Linguistics-Vision Monotonic Consistent Network for Sign Language Production
Xu Wang, Shengeng Tang, Peipei Song, Shuo Wang, Dan Guo, Richang Hong
TL;DR
This work tackles cross-modal gaps in Sign Language Production by introducing LVMCN, a Transformer-based framework with two novel modules: Cross-modal Semantic Aligner (CSA) for fine-grained monotonic gloss-to-pose alignment and Multimodal Semantic Comparator (MSC) for coarse-grained semantic coherence. The model jointly optimizes $\mathcal{L}_{acc}$, $\mathcal{L}_{ali}$, and $\mathcal{L}_{com}$, where $\mathcal{L}_{ali}$ uses cosine-similarity based alignment across batches and $\mathcal{L}_{com}$ leverages multimodal triplets to tighten semantic coupling between text and video. Empirical results on PHOENIX14T show state-of-the-art performance across BLEU, ROUGE, WER, DTW-P, FID, and MPJPE, demonstrating improved sign-video realism and linguistic-visual consistency under weak supervision.
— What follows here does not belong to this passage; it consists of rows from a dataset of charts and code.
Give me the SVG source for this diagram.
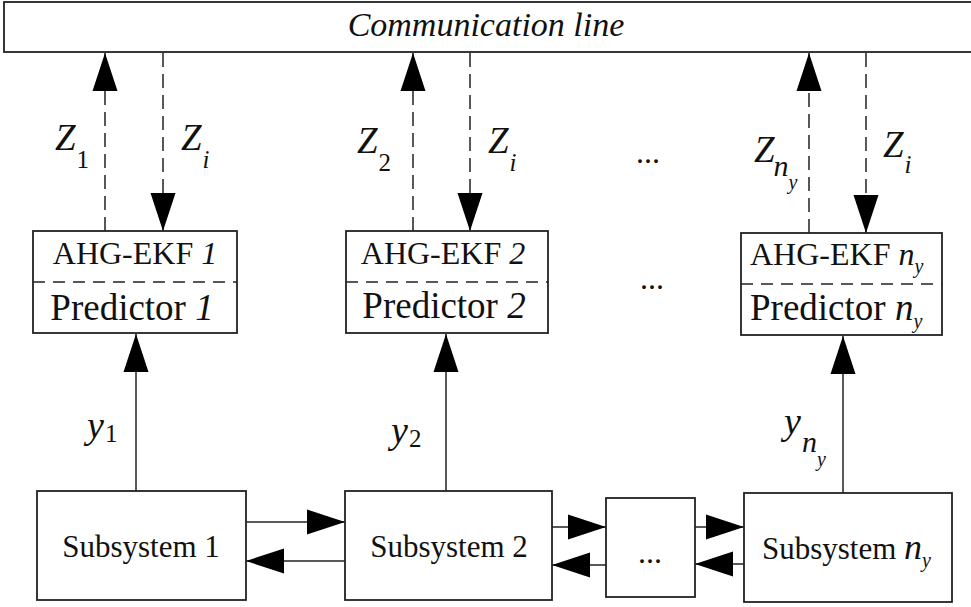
<svg xmlns="http://www.w3.org/2000/svg" width="971" height="607" viewBox="0 0 971 607" font-family="Liberation Serif, Times New Roman, serif">
<style>
.box{fill:#fff;stroke:#222;stroke-width:1.8}
.div{stroke:#222;stroke-width:1.5;stroke-dasharray:12 8;fill:none}
.sol{stroke:#222;stroke-width:1.5;fill:none}
.dash{stroke:#222;stroke-width:1.5;stroke-dasharray:14 7;fill:none}
.t{fill:#111}
.it{font-style:italic}
</style>
<defs>
<marker id="ah" markerUnits="userSpaceOnUse" markerWidth="40" markerHeight="26" refX="38" refY="12.5" orient="auto" overflow="visible">
<path d="M0,0 L38,12.5 L0,25 Z" fill="#000" stroke="none"/>
</marker>
</defs>
<rect width="971" height="607" fill="#fff"/>

<g id="comm">
<rect class="box" x="4" y="2" width="980" height="50" stroke-width="2"/>
<text class="t it" x="486" y="36" font-size="34" text-anchor="middle">Communication line</text>
</g>

<g id="connectors">
<line class="dash" x1="105" y1="231" x2="105" y2="53" marker-end="url(#ah)"/>
<line class="dash" x1="163" y1="53" x2="163" y2="231" marker-end="url(#ah)"/>
<line class="dash" x1="413" y1="231" x2="413" y2="53" marker-end="url(#ah)"/>
<line class="dash" x1="470" y1="53" x2="470" y2="231" marker-end="url(#ah)"/>
<line class="dash" x1="809" y1="233" x2="809" y2="53" marker-end="url(#ah)"/>
<line class="dash" x1="866" y1="53" x2="866" y2="233" marker-end="url(#ah)"/>
<line class="sol" x1="136" y1="491" x2="136" y2="334" marker-end="url(#ah)"/>
<line class="sol" x1="446" y1="491" x2="446" y2="334" marker-end="url(#ah)"/>
<line class="sol" x1="843" y1="493" x2="843" y2="336" marker-end="url(#ah)"/>
<line class="sol" x1="246" y1="522" x2="345" y2="522" marker-end="url(#ah)"/>
<line class="sol" x1="345" y1="561" x2="246" y2="561" marker-end="url(#ah)"/>
<line class="sol" x1="552" y1="527" x2="606" y2="527" marker-end="url(#ah)"/>
<line class="sol" x1="606" y1="565" x2="552" y2="565" marker-end="url(#ah)"/>
<line class="sol" x1="695" y1="527" x2="744" y2="527" marker-end="url(#ah)"/>
<line class="sol" x1="744" y1="564" x2="695" y2="564" marker-end="url(#ah)"/>
</g>

<g id="labels">
<text class="t it" font-size="37" x="55" y="150">Z<tspan font-style="normal" font-size="25" dx="1" dy="18">1</tspan></text>
<text class="t it" font-size="37" x="181" y="150">Z<tspan font-size="25" dx="1" dy="18">i</tspan></text>
<text class="t it" font-size="37" x="357" y="153">Z<tspan font-style="normal" font-size="25" dx="1" dy="18">2</tspan></text>
<text class="t it" font-size="37" x="488" y="153">Z<tspan font-size="25" dx="1" dy="18">i</tspan></text>
<text class="t it" font-size="37" x="754" y="162">Z<tspan font-size="30" dx="-1" dy="14">n</tspan><tspan font-size="20" dx="0" dy="13">y</tspan></text>
<text class="t it" font-size="37" x="883" y="157">Z<tspan font-size="25" dx="1" dy="16">i</tspan></text>
<text class="t" font-size="32" x="648" y="163" text-anchor="middle">...</text>
<text class="t" font-size="32" x="652" y="289" text-anchor="middle">...</text>
<text class="t it" font-size="38" x="87" y="438">y<tspan font-style="normal" font-size="25" dx="1" dy="4">1</tspan></text>
<text class="t it" font-size="38" x="391" y="443">y<tspan font-style="normal" font-size="25" dx="1" dy="4">2</tspan></text>
<text class="t it" font-size="38" x="784" y="434">y<tspan font-size="30" dx="1" dy="18">n</tspan><tspan font-size="20" dx="0" dy="14">y</tspan></text>
</g>

<g id="ekf1">
<rect class="box" x="33" y="231" width="204" height="102"/>
<line class="div" x1="33" y1="282" x2="237" y2="282"/>
<text class="t" font-size="32" x="135" y="264" text-anchor="middle">AHG-EKF <tspan class="it">1</tspan></text>
<text class="t" font-size="37" x="132" y="320" text-anchor="middle">Predictor <tspan class="it">1</tspan></text>
</g>

<g id="ekf2">
<rect class="box" x="346" y="231" width="202" height="102"/>
<line class="div" x1="346" y1="282" x2="548" y2="282"/>
<text class="t" font-size="32" x="443" y="264" text-anchor="middle">AHG-EKF <tspan class="it">2</tspan></text>
<text class="t" font-size="37" x="444" y="318" text-anchor="middle">Predictor <tspan class="it">2</tspan></text>
</g>

<g id="ekf3">
<rect class="box" x="741" y="233" width="201" height="102"/>
<line class="div" x1="741" y1="284" x2="942" y2="284"/>
<text class="t" font-size="32" x="750" y="265">AHG-EKF <tspan class="it">n</tspan><tspan class="it" font-size="20" dy="8">y</tspan></text>
<text class="t" font-size="37" x="750" y="320">Predictor <tspan class="it">n</tspan><tspan class="it" font-size="20" dy="8">y</tspan></text>
</g>

<g id="sub1">
<rect class="box" x="37" y="491" width="209" height="109"/>
<text class="t" font-size="31" x="141" y="557" text-anchor="middle">Subsystem 1</text>
</g>
<g id="sub2">
<rect class="box" x="345" y="491" width="207" height="109"/>
<text class="t" font-size="31" x="449" y="557" text-anchor="middle">Subsystem 2</text>
</g>
<g id="subdots">
<rect class="box" x="606" y="498" width="89" height="99"/>
<text class="t" font-size="32" x="650" y="563" text-anchor="middle">...</text>
</g>
<g id="sub3">
<rect class="box" x="744" y="493" width="208" height="109"/>
<text class="t" font-size="31" x="762" y="559">Subsystem <tspan class="it" font-size="36">n</tspan><tspan class="it" font-size="20" dy="8">y</tspan></text>
</g>
</svg>
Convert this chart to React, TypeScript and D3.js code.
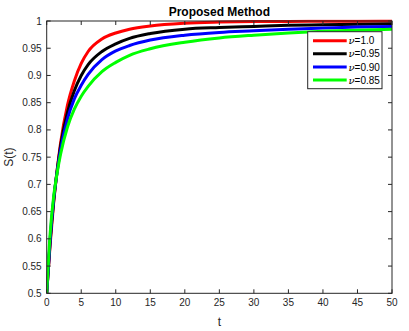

The approach offers a robust pathway toward more accurate and natural SLP in real-world settings and could influence broader cross-modal alignment research.
Abstract
Sign Language Production (SLP) aims to generate sign videos corresponding to spoken language sentences, where the conversion of sign Glosses to Poses (G2P) is the key step. Due to the cross-modal semantic gap and the lack of word-action correspondence labels for strong supervision alignment, the SLP suffers huge challenges in linguistics-vision consistency. In this work, we propose a Transformer-based Linguistics-Vision Monotonic Consistent Network (LVMCN) for SLP, which constrains fine-grained cross-modal monotonic alignment and coarse-grained multimodal semantic consistency in language-visual cues through Cross-modal Semantic Aligner (CSA) and Multimodal Semantic Comparator (MSC). In the CSA, we constrain the implicit alignment between corresponding gloss and pose sequences by computing the cosine similarity association matrix between cross-modal feature sequences (i.e., the order consistency of fine-grained sign glosses and actions). As for MSC, we construct multimodal triplets based on paired and unpaired samples in batch data. By pulling closer the corresponding text-visual pairs and pushing apart the non-corresponding text-visual pairs, we constrain the semantic co-occurrence degree between corresponding gloss and pose sequences (i.e., the semantic consistency of coarse-grained textual sentences and sign videos). Extensive experiments on the popular PHOENIX14T benchmark show that the LVMCN outperforms the state-of-the-art.